◆ **Stated goal**: Skip all pictures, then copy the lines from the start of the data through the line with "fig.text(356 / 689, (526", keeping both ends.

◆ **Dataset excerpt**:

-*-*-

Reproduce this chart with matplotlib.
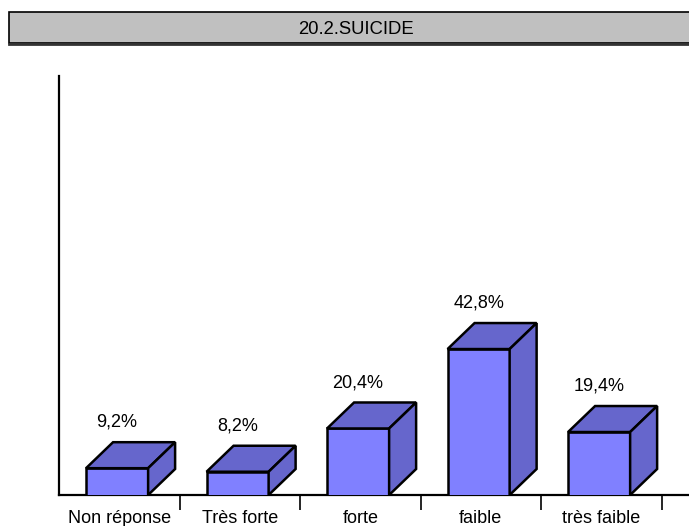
import matplotlib.pyplot as plt
from matplotlib.patches import Polygon, Rectangle
from matplotlib.lines import Line2D

plt.rcParams.update({
    "font.family": ["Liberation Sans", "DejaVu Sans"],
    "font.size": 13,
})

title = "20.2.SUICIDE"
categories = ["Non réponse", "Très forte", "forte", "faible", "très faible"]
values = [9.2, 8.2, 20.4, 42.8, 19.4]
labels = ["9,2%", "8,2%", "20,4%", "42,8%", "19,4%"]

front_color = "#8080FF"
shade_color = "#6666CC"

# geometrie du faux 3D (en unites de donnees)
floor = 1.64       # niveau du sol vu en perspective
bar_w = 0.515
shift = -0.018
dx = 0.224
dy = 7.33

fig = plt.figure(figsize=(6.89, 5.26), dpi=100)
ax = fig.add_axes([59 / 689, 31 / 526, 630 / 689, 419 / 526])

# bandeau du titre
fig.patches.append(Rectangle((9 / 689, (526 - 43) / 526), 700 / 689, 31 / 526,
                             transform=fig.transFigure, facecolor="#C0C0C0",
                             edgecolor="black", linewidth=1.2, zorder=0))
fig.lines.append(Line2D([9 / 689, 1.0], [(526 - 43.5) / 526] * 2,
                        transform=fig.transFigure, color="#333333", linewidth=2))
fig.text(356 / 689, (526 - 30) / 526, title, ha="center", va="center", fontsize=13.3)

for i, (v, lab) in enumerate(zip(values, labels)):
    xc = i + shift
    xl = xc - bar_w / 2
    xr = xc + bar_w / 2
    ax.bar(xc, v, width=bar_w, bottom=0, color=front_color,
           edgecolor="black", linewidth=1.8, zorder=3)
    top = [(xl, v), (xl + dx, v + dy), (xr + dx, v + dy), (xr, v)]
    side = [(xr, floor), (xr + dx, floor + dy), (xr + dx, v + dy), (xr, v)]
    ax.add_patch(Polygon(top, closed=True, facecolor=shade_color,
                         edgecolor="black", linewidth=1.8, zorder=3))
    ax.add_patch(Polygon(side, closed=True, facecolor=shade_color,
                         edgecolor="black", linewidth=1.8, zorder=3))
    ax.annotate(lab, (xc, v), xytext=(0, 33), textcoords="offset points",
                ha="center", va="center", fontsize=13)

ax.set_xlim(-0.5, 4.728)
ax.set_ylim(floor, 119.8)

ax.spines["top"].set_visible(False)
ax.spines["right"].set_visible(False)
ax.spines["left"].set_linewidth(1.6)
ax.spines["bottom"].set_linewidth(1.6)

ax.set_yticks([])
ax.set_xticks([i + 0.5 for i in range(len(categories))])
ax.set_xticklabels([])
ax.tick_params(axis="x", which="major", direction="out", length=11, width=1.2)
ax.set_xticks(range(len(categories)), minor=True)
ax.set_xticklabels(categories, minor=True)
ax.tick_params(axis="x", which="minor", length=0, pad=10.5, labelsize=13)

fig.savefig("out.png", dpi=100)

-*-*-

◆ **The reply**:
Reproduce this chart with matplotlib.
import matplotlib.pyplot as plt
from matplotlib.patches import Polygon, Rectangle
from matplotlib.lines import Line2D

plt.rcParams.update({
    "font.family": ["Liberation Sans", "DejaVu Sans"],
    "font.size": 13,
})

title = "20.2.SUICIDE"
categories = ["Non réponse", "Très forte", "forte", "faible", "très faible"]
values = [9.2, 8.2, 20.4, 42.8, 19.4]
labels = ["9,2%", "8,2%", "20,4%", "42,8%", "19,4%"]

front_color = "#8080FF"
shade_color = "#6666CC"

# geometrie du faux 3D (en unites de donnees)
floor = 1.64       # niveau du sol vu en perspective
bar_w = 0.515
shift = -0.018
dx = 0.224
dy = 7.33

fig = plt.figure(figsize=(6.89, 5.26), dpi=100)
ax = fig.add_axes([59 / 689, 31 / 526, 630 / 689, 419 / 526])

# bandeau du titre
fig.patches.append(Rectangle((9 / 689, (526 - 43) / 526), 700 / 689, 31 / 526,
                             transform=fig.transFigure, facecolor="#C0C0C0",
                             edgecolor="black", linewidth=1.2, zorder=0))
fig.lines.append(Line2D([9 / 689, 1.0], [(526 - 43.5) / 526] * 2,
                        transform=fig.transFigure, color="#333333", linewidth=2))
fig.text(356 / 689, (526 - 30) / 526, title, ha="center", va="center", fontsize=13.3)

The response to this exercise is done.